Google Loses 250 GPS-Enabled GBikes a Week, Says Report
Google Loses 250 GPS-Enabled GBikes a Week, Says Report
Google maintains roughly 1,100 free, two-wheelers with yellow frames, red baskets and green and blue wheels, known as Gbikes, for its employees to get around its sprawling campus.

San Francisco: Technology giant Google loses between 100 and 250 of its colourful employee bicycles a week from its campus, the media reported.

Google maintains roughly 1,100 free, two-wheelers with yellow frames, red baskets and green and blue wheels, known as Gbikes, for its employees to get around its sprawling campus.

However, according to company estimates, its bikes consistently go missing from its campus-between 100 and 250 a week, typically costing $100 to $300.

The bikes have shown up at local schools, in neighbours' lawns, at the bottom of the town creek and on the roof of a sports pub.

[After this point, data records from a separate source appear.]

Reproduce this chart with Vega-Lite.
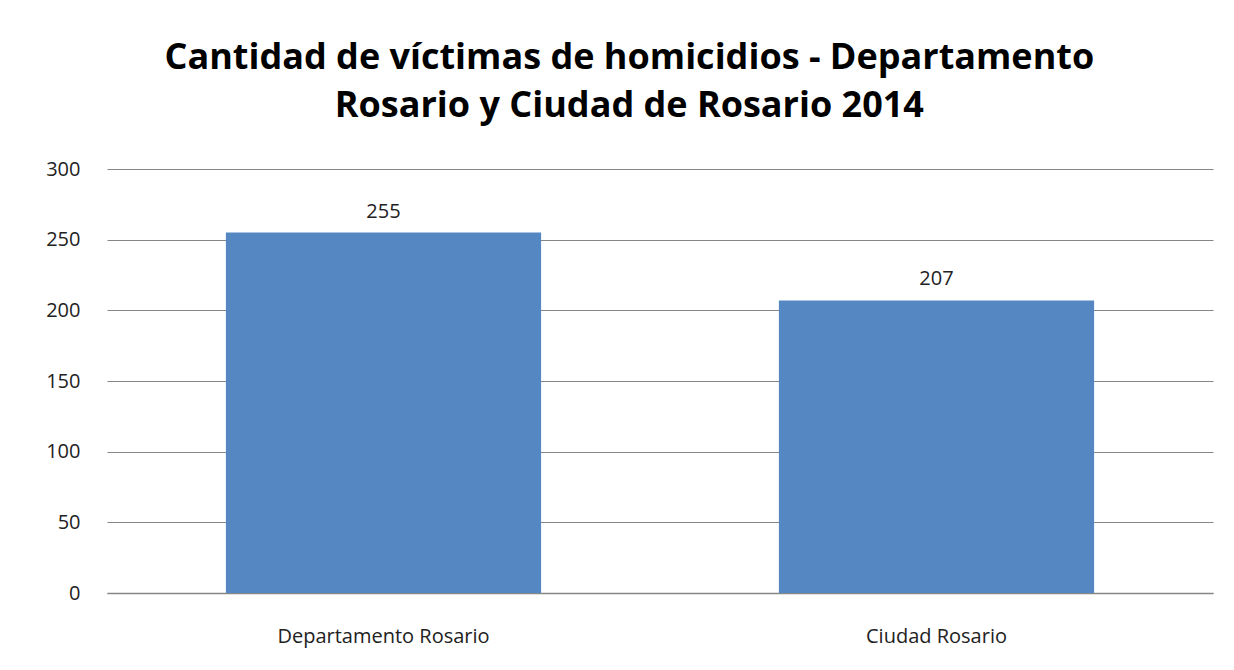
{
  "$schema": "https://vega.github.io/schema/vega-lite/v6.json",
  "width": 1106,
  "height": 424,
  "padding": {"left": 45, "top": 40, "right": 21, "bottom": 20},
  "background": "white",
  "title": {
    "text": ["Cantidad de víctimas de homicidios - Departamento", "Rosario y Ciudad de Rosario 2014"],
    "font": "Open Sans",
    "fontSize": 36,
    "fontWeight": "bold",
    "color": "#000000",
    "lineHeight": 48,
    "anchor": "middle",
    "frame": "bounds",
    "offset": 34
  },
  "data": {
    "values": [
      {"lugar": "Departamento Rosario", "victimas": 255},
      {"lugar": "Ciudad Rosario", "victimas": 207}
    ]
  },
  "config": {
    "view": {"stroke": null},
    "font": "Open Sans"
  },
  "encoding": {
    "x": {
      "field": "lugar",
      "type": "nominal",
      "sort": null,
      "title": null,
      "scale": {"paddingInner": 0.43, "paddingOuter": 0.215},
      "axis": {
        "labelAngle": 0,
        "labelFont": "Open Sans",
        "labelFontSize": 20,
        "labelColor": "#222222",
        "labelPadding": 33,
        "labelLimit": 0,
        "ticks": false,
        "domainColor": "#868686",
        "domainWidth": 1.5,
        "grid": false
      }
    },
    "y": {
      "field": "victimas",
      "type": "quantitative",
      "title": null,
      "scale": {"domain": [0, 300]},
      "axis": {
        "values": [0, 50, 100, 150, 200, 250, 300],
        "labelFont": "Open Sans",
        "labelFontSize": 20,
        "labelColor": "#222222",
        "labelPadding": 27,
        "ticks": false,
        "domain": false,
        "gridColor": "#868686",
        "gridWidth": 1
      }
    }
  },
  "layer": [
    {"mark": {"type": "bar", "color": "#5588C2"}},
    {
      "mark": {"type": "text", "dy": -21, "fontSize": 20, "color": "#222222", "font": "Open Sans"},
      "encoding": {"text": {"field": "victimas", "type": "quantitative"}}
    }
  ]
}
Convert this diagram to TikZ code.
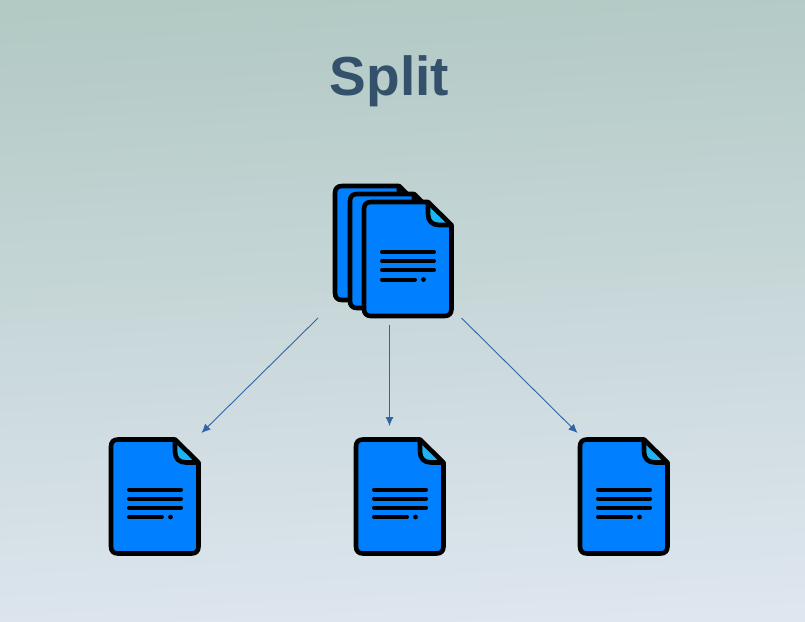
\documentclass[tikz,border=0pt]{standalone}
\usepackage{fontspec}
\setmainfont{Liberation Sans}
\usetikzlibrary{arrows.meta}
\definecolor{docblue}{HTML}{0080FF}
\definecolor{foldblue}{HTML}{1CB4F4}
\definecolor{arrowblue}{HTML}{2F64A6}
\definecolor{titleblue}{HTML}{34516C}
\definecolor{bgtop}{HTML}{B2C9C4}
\definecolor{bgbottom}{HTML}{DEE6EF}
\tikzset{
  x=1pt,y=-1pt,
  outline/.style={draw=black,line width=4.6pt,line join=round},
  textline/.style={black,line width=4pt,line cap=round},
  flow/.style={draw=arrowblue,line width=0.9pt,-{Latex[length=9pt,width=8pt]}},
  anchorbox/.style={inner sep=0pt,minimum width=87.5pt,minimum height=114pt},
  pics/docicon/.style={code={
    \fill[foldblue] (64,0) -- (87.5,23) -- (75,23) .. controls (68,23) and (64,19) .. (64,12) -- cycle;
    \path[fill=docblue] (7,0) -- (64,0) -- (64,12) .. controls (64,19) and (68,23) .. (75,23) -- (87.5,23)
      -- (87.5,107) .. controls (87.5,111.5) and (85,114) .. (80.5,114) -- (7,114)
      .. controls (2.5,114) and (0,111.5) .. (0,107) -- (0,7) .. controls (0,2.5) and (2.5,0) .. (7,0) -- cycle;
    \draw[outline] (7,0) -- (64,0) -- (87.5,23) -- (87.5,107) .. controls (87.5,111.5) and (85,114) .. (80.5,114)
      -- (7,114) .. controls (2.5,114) and (0,111.5) .. (0,107) -- (0,7) .. controls (0,2.5) and (2.5,0) .. (7,0) -- cycle;
    \draw[outline] (64,0) -- (64,12) .. controls (64,19) and (68,23) .. (75,23) -- (87.5,23);
    \draw[textline] (18,50) -- (70,50);
    \draw[textline] (18,59) -- (70,59);
    \draw[textline] (18,68) -- (70,68);
    \draw[textline] (18,77.5) -- (51,77.5);
    \fill[black] (59.5,77.5) circle (2.4);
  }}
}
\begin{document}
\begin{tikzpicture}
  \useasboundingbox (0,0) rectangle (805,621);
  \begin{scope}
    \clip (0,0) rectangle (805,621);
    \shade[shading=axis,top color=bgtop,bottom color=bgbottom,shading angle=3] (-20,-5) rectangle (825,626);
  \end{scope}
  \node[anchor=center,text=titleblue,font=\fontsize{55}{60}\selectfont\bfseries] (title) at (389.5,81) {Split};

  \pic at (335,186) {docicon};
  \pic at (350,194) {docicon};
  \pic at (364,202) {docicon};
  \pic at (111,439.5) {docicon};
  \pic at (356,439.5) {docicon};
  \pic at (580,439.5) {docicon};

  \node[anchor=north west,anchorbox] (stack) at (364,202) {};
  \node[anchor=north west,anchorbox] (left) at (111,439.5) {};
  \node[anchor=north west,anchorbox] (mid) at (356,439.5) {};
  \node[anchor=north west,anchorbox] (right) at (580,439.5) {};

  \coordinate (s1) at (318,318);
  \coordinate (s2) at (389.5,325);
  \coordinate (s3) at (461.5,318);
  \coordinate (e1) at (201.5,433);
  \coordinate (e2) at (389.5,426);
  \coordinate (e3) at (577.5,433);
  \draw[flow] (s1) -- (e1);
  \draw[flow] (s2) -- (e2);
  \draw[flow] (s3) -- (e3);
\end{tikzpicture}
\end{document}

"The disappearances often aren't the work of ordinary thieves, however. Many residents of Mountain View, a city of 80,000 that has effectively become Google's company town, see the employee perk as a community service," the Wall Street Journal reported on January 5.

A decade ago, Google started Silicon Valley's first corporate bike programme, which was adapted by at least 16 others across the US, including at Apple, Facebook and Walmart, the report said.

The company recently equipped about a third of its 1,100 bikes with GPS trackers, which revealed that the two-wheelers take an average 12 trips and travel six miles a day.

It now also has a team of 30 Google contractors and five vans who are tasked with retrieving Gbikes. They carry waders and grappling hooks for pulling bikes out of a creek.

Still, Google isn't entirely sure how many bikes it loses outright. From July to November, Google recovered between 70 and 190 bikes a week, or roughly two-thirds of the bikes reported off campus. The other third wasn't there when contractors arrived to retrieve them, the report said.

Google is also testing versions that employees could unlock with their smartphones.

According to Google managers, reducing thefts is a struggle because they often cannot tell whether riders are among the company's employees or not.